Thursday, June 29, 2006

[Millennium Villages] Innovative Villages Seek to Ease Poverty in Africa

from The Voice Of America

By Cathy Majtenyi
Nairobi

Sauri, in western Kenya, is one of a dozen so-called Millennium Villages set up across the continent by American and African development experts and funded by governments and private donors. Local committees within the experimental villages are designed to boost food production, improve health, water and education access as part of an effort to help communities meet the Millennium Development Goals of the United Nations.

Sauri resident Edward Oyier looks with pride at the stone structure surrounding a pipe out of which clean water flows.

He recalls how, more than a year ago, there were only five water points to serve 5,200 people in the area, and that people often drank dirty water and became sick.

About six months ago, the United Nations' Millennium Project supplied Sauri residents with cement, sand, and technical assistance. The community picked sites for building and hired workers, paying them with food.

Now, says Oyier, there are 15 water points in Sauri where people can get clean drinking water. He describes to VOA the difference that these water points have made.

"We are sure of that water, and we can draw it very conveniently because it is near to the people," said Oyier. "The distance that they come maybe [is] 10, five minutes, somebody has drawn the water and goes home. So time consumed is almost zero. But without this, people walk distances, many kilometers, going to fetch water. That is tiresome."

Down the road from the water point, Mama Tekla is spreading out peas on mats to dry in the sun. On her two-acre farm, the 72-year-old grows maize, peas, beans and other crops as well as raises chickens and cows.

She has been farming here since 1953. Her farm's performance was boosted over the past year by initiatives from the project.

The grandmother says that, ever since she made use of farming techniques from the Millennium Project, she and her family are now able to sell food and use funds to expand the farm.

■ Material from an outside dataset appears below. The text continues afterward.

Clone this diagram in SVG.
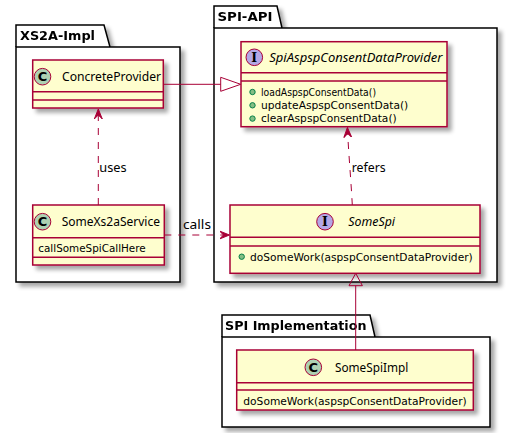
<svg xmlns="http://www.w3.org/2000/svg" width="512" height="433" viewBox="0 0 512 433">
  <defs>
    <filter id="shadow" x="-10%" y="-10%" width="130%" height="130%">
      <feGaussianBlur in="SourceAlpha" stdDeviation="2.2"/>
      <feOffset dx="3.5" dy="3.5" result="b"/>
      <feComponentTransfer><feFuncA type="linear" slope="0.35"/></feComponentTransfer>
      <feMerge><feMergeNode/><feMergeNode in="SourceGraphic"/></feMerge>
    </filter>
    <marker id="arrow" viewBox="0 0 10 10" refX="10" refY="5" markerWidth="10" markerHeight="10" markerUnits="userSpaceOnUse" orient="auto">
      <path d="M0,1 L10,5 L0,9 L4,5 Z" fill="#A80036" stroke="#A80036" stroke-width="1"/>
    </marker>
  </defs>
  <style>
    .pkg { fill: #FFFFFF; stroke: #000000; stroke-width: 1.5; }
    .pkgtitle { font-family: "DejaVu Sans", sans-serif; font-size: 12.5px; font-weight: bold; fill: #000000; }
    .cls { fill: #FEFECE; stroke: #A80036; stroke-width: 1.5; }
    .sep { stroke: #A80036; stroke-width: 1.5; }
    .name { font-family: "Noto Sans", "DejaVu Sans", sans-serif; font-size: 12.5px; fill: #000000; }
    .iname { font-family: "Noto Sans", "DejaVu Sans", sans-serif; font-size: 12.5px; font-style: italic; fill: #000000; }
    .member { font-family: "DejaVu Sans", sans-serif; font-size: 11px; fill: #000000; }
    .label { font-family: "Noto Sans", "DejaVu Sans", sans-serif; font-size: 12.5px; fill: #000000; }
    .circC { fill: #ADD1B2; stroke: #A80036; stroke-width: 1; }
    .circI { fill: #B4A7E5; stroke: #A80036; stroke-width: 1; }
    .glyph { font-family: "DejaVu Sans", sans-serif; font-size: 13px; font-weight: bold; fill: #000000; text-anchor: middle; }
    .glyphI { font-family: "DejaVu Serif", serif; font-size: 12.5px; font-weight: bold; fill: #000000; text-anchor: middle; }
    .pub { fill: #84BE84; stroke: #038048; stroke-width: 1; }
    .link { fill: none; stroke: #A80036; stroke-width: 1; }
    .dash { stroke-dasharray: 7,7; }
  </style>

  <!-- packages -->
  <g id="pkg-xs2a-impl" filter="url(#shadow)">
    <path class="pkg" d="M16,47 L16,25 L104,25 L110,47"/>
    <rect class="pkg" x="16" y="47" width="164" height="235"/>
    <text class="pkgtitle" x="20" y="40" textLength="75" lengthAdjust="spacingAndGlyphs">XS2A-Impl</text>
  </g>
  <g id="pkg-spi-api" filter="url(#shadow)">
    <path class="pkg" d="M214,28 L214,6 L277,6 L282,28"/>
    <rect class="pkg" x="214" y="28" width="283" height="254"/>
    <text class="pkgtitle" x="217.5" y="21" textLength="55" lengthAdjust="spacingAndGlyphs">SPI-API</text>
  </g>
  <g id="pkg-spi-implementation" filter="url(#shadow)">
    <path class="pkg" d="M222,337 L222,315 L370,315 L375,337"/>
    <rect class="pkg" x="222" y="337" width="268" height="90"/>
    <text class="pkgtitle" x="225" y="330" textLength="141.5" lengthAdjust="spacingAndGlyphs">SPI Implementation</text>
  </g>

  <!-- classes -->
  <g id="ConcreteProvider">
    <rect class="cls" x="32.7" y="60" width="130.6" height="48" filter="url(#shadow)"/>
    <line class="sep" x1="32.7" y1="91.7" x2="163.3" y2="91.7"/>
    <line class="sep" x1="32.7" y1="100" x2="163.3" y2="100"/>
    <circle class="circC" cx="42.5" cy="76.7" r="8.3"/>
    <text class="glyph" x="42.5" y="81.4">C</text>
    <text class="name" x="62" y="81" textLength="99" lengthAdjust="spacingAndGlyphs">ConcreteProvider</text>
  </g>

  <g id="SomeXs2aService">
    <rect class="cls" x="32.7" y="205" width="131.6" height="60" filter="url(#shadow)"/>
    <line class="sep" x1="32.7" y1="237.7" x2="164.3" y2="237.7"/>
    <line class="sep" x1="32.7" y1="257.3" x2="164.3" y2="257.3"/>
    <circle class="circC" cx="42.5" cy="221.7" r="8.3"/>
    <text class="glyph" x="42.5" y="226.4">C</text>
    <text class="name" x="61.7" y="226" textLength="98.3" lengthAdjust="spacingAndGlyphs">SomeXs2aService</text>
    <text class="member" x="38.3" y="252" textLength="107.4" lengthAdjust="spacingAndGlyphs">callSomeSpiCallHere</text>
  </g>

  <g id="SpiAspspConsentDataProvider">
    <rect class="cls" x="241" y="41.7" width="206" height="85" filter="url(#shadow)"/>
    <line class="sep" x1="241" y1="72.7" x2="447" y2="72.7"/>
    <line class="sep" x1="241" y1="81" x2="447" y2="81"/>
    <circle class="circI" cx="254.3" cy="57.3" r="8.3"/>
    <text class="glyphI" x="254.3" y="61.7">I</text>
    <text class="iname" x="269.3" y="62" textLength="173" lengthAdjust="spacingAndGlyphs">SpiAspspConsentDataProvider</text>
    <circle class="pub" cx="252.5" cy="92" r="2.7"/>
    <text class="member" x="261" y="95.8" textLength="115" lengthAdjust="spacingAndGlyphs">loadAspspConsentData()</text>
    <circle class="pub" cx="252.5" cy="105.3" r="2.7"/>
    <text class="member" x="261" y="109.1" textLength="147.3" lengthAdjust="spacingAndGlyphs">updateAspspConsentData()</text>
    <circle class="pub" cx="252.5" cy="118.6" r="2.7"/>
    <text class="member" x="261" y="122.4" textLength="135.7" lengthAdjust="spacingAndGlyphs">clearAspspConsentData()</text>
  </g>

  <g id="SomeSpi">
    <rect class="cls" x="230" y="205" width="250" height="68.3" filter="url(#shadow)"/>
    <line class="sep" x1="230" y1="237.3" x2="480" y2="237.3"/>
    <line class="sep" x1="230" y1="246" x2="480" y2="246"/>
    <circle class="circI" cx="325" cy="221.7" r="8.3"/>
    <text class="glyphI" x="325" y="226.1">I</text>
    <text class="iname" x="348.3" y="226" textLength="46.7" lengthAdjust="spacingAndGlyphs">SomeSpi</text>
    <circle class="pub" cx="241.7" cy="256.7" r="2.7"/>
    <text class="member" x="250" y="260.5" textLength="222.7" lengthAdjust="spacingAndGlyphs">doSomeWork(aspspConsentDataProvider)</text>
  </g>

  <g id="SomeSpiImpl">
    <rect class="cls" x="236.7" y="350" width="236.6" height="60" filter="url(#shadow)"/>
    <line class="sep" x1="236.7" y1="382.7" x2="473.3" y2="382.7"/>
    <line class="sep" x1="236.7" y1="390" x2="473.3" y2="390"/>
    <circle class="circC" cx="313.3" cy="367.3" r="8.3"/>
    <text class="glyph" x="313.3" y="372">C</text>
    <text class="name" x="335" y="371.7" textLength="73.3" lengthAdjust="spacingAndGlyphs">SomeSpiImpl</text>
    <text class="member" x="243.3" y="405" textLength="223.4" lengthAdjust="spacingAndGlyphs">doSomeWork(aspspConsentDataProvider)</text>
  </g>

  <!-- connectors -->
  <g id="connectors">
    <!-- ConcreteProvider realizes SpiAspspConsentDataProvider -->
    <line class="link" x1="163.3" y1="84.3" x2="220.7" y2="84.3"/>
    <polygon class="link" points="220.7,77.3 240.7,84.3 220.7,91.3" fill="none"/>

    <!-- SomeXs2aService uses ConcreteProvider -->
    <line class="link dash" x1="98.3" y1="205" x2="98.3" y2="109" marker-end="url(#arrow)"/>
    <text class="label" x="99.3" y="172" textLength="27.4" lengthAdjust="spacingAndGlyphs">uses</text>

    <!-- SomeXs2aService calls SomeSpi -->
    <line class="link dash" x1="164.3" y1="235" x2="229.5" y2="235" marker-end="url(#arrow)"/>
    <text class="label" x="183" y="229" textLength="28" lengthAdjust="spacingAndGlyphs">calls</text>

    <!-- SomeSpi refers to SpiAspspConsentDataProvider -->
    <path class="link dash" d="M352.3,205 C351,180 348.3,150 347.4,127.5" marker-end="url(#arrow)"/>
    <text class="label" x="351.7" y="172" textLength="34" lengthAdjust="spacingAndGlyphs">refers</text>

    <!-- SomeSpiImpl realizes SomeSpi -->
    <line class="link" x1="355.7" y1="350" x2="355.7" y2="285.7"/>
    <polygon class="link" points="349,285.7 355.7,273.3 362.4,285.7" fill="none"/>
  </g>
</svg>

Before the Millennium Project came in, says Mama Tekla, their harvests were not so good. She says that, from one acre of land, they could get two or three bags of maize. Now, she says, they are almost 20 bags per acre.

Sauri and the other Millennium Villages are the brainchild of American economist Jeffrey Sachs, who heads the United Nations' Millennium Project.

Sachs argues that countries aiming to meet the United Nations' eight millennium development goals need to start at the village level. In Sauri and other Millennium Villages, local committees set up and run projects in the areas of health, agriculture, water and sanitation, education, roads and communications, business, environment, and energy.

The eight Millennium Development Goals seek to reduce poverty, illiteracy, disease and food insecurity by 2015.

The projects are meant to be integrated local communities. For instance, Mama Tekla and other farmers donate 10 percent of their harvests to three primary schools in Sauri, which provide hot lunches to the students. The food, in turn, has boosted educational performance to the point where Bar Sauri Primary School's exam results rose from 108th to second in the district.

Patrick Mutuo is Sauri's project coordinator for the project. He describes to VOA some of Sauri's major achievements in the past year.

"The community themselves have become organized and now they are [more] focused than they were before. They are able now to sit down, analyze a problem, write a proposal. This community now has [more] sufficient food than they have ever had," he said. "School enrollment has increased. We are seeing a reduction in malaria because we have had the bed nets and we have now prompt treatment - the medicine is available. Malaria has reduced by almost a half. People have already started businesses."

The Millennium Villages is a joint activity of the United Nations' Millennium Project, the United Nations' Development Program, and the Earth Institute at Columbia University. The World Agroforestry Center is also involved.

Governments, business, and philanthropists worldwide provide funding for the initiative. Each village on average receives about $300,000 per year for five years.

In the case of Sauri, that works out to about $110 per person per year. About half of that is paid for by donors, while the rest is contributed by the Kenyan government, mainly in the form of salaries for extension workers, corporate giving, and from community members themselves.

Millennium Project communications officer Mattias Johansson says the program is part of a larger global effort to combat poverty.

"This is not a stand-alone project like a test tube or a hothouse in the middle of nowhere. This is very much connected to a national and a global discussion on development," stressed Johansson. "On a national level we have an on-going cooperation with the government in order to revise the national poverty and development strategies, to be more in alignment with the Millennium Development Goals. This is actually a part of that plan to eradicate poverty in the world. This is holistic approach to attack poverty from all angles at once."

Eleven other villages have been, or are in the process of being, set up in Ethiopia, Ghana, Mali, Nigeria, Rwanda, Senegal, Tanzania, and Uganda.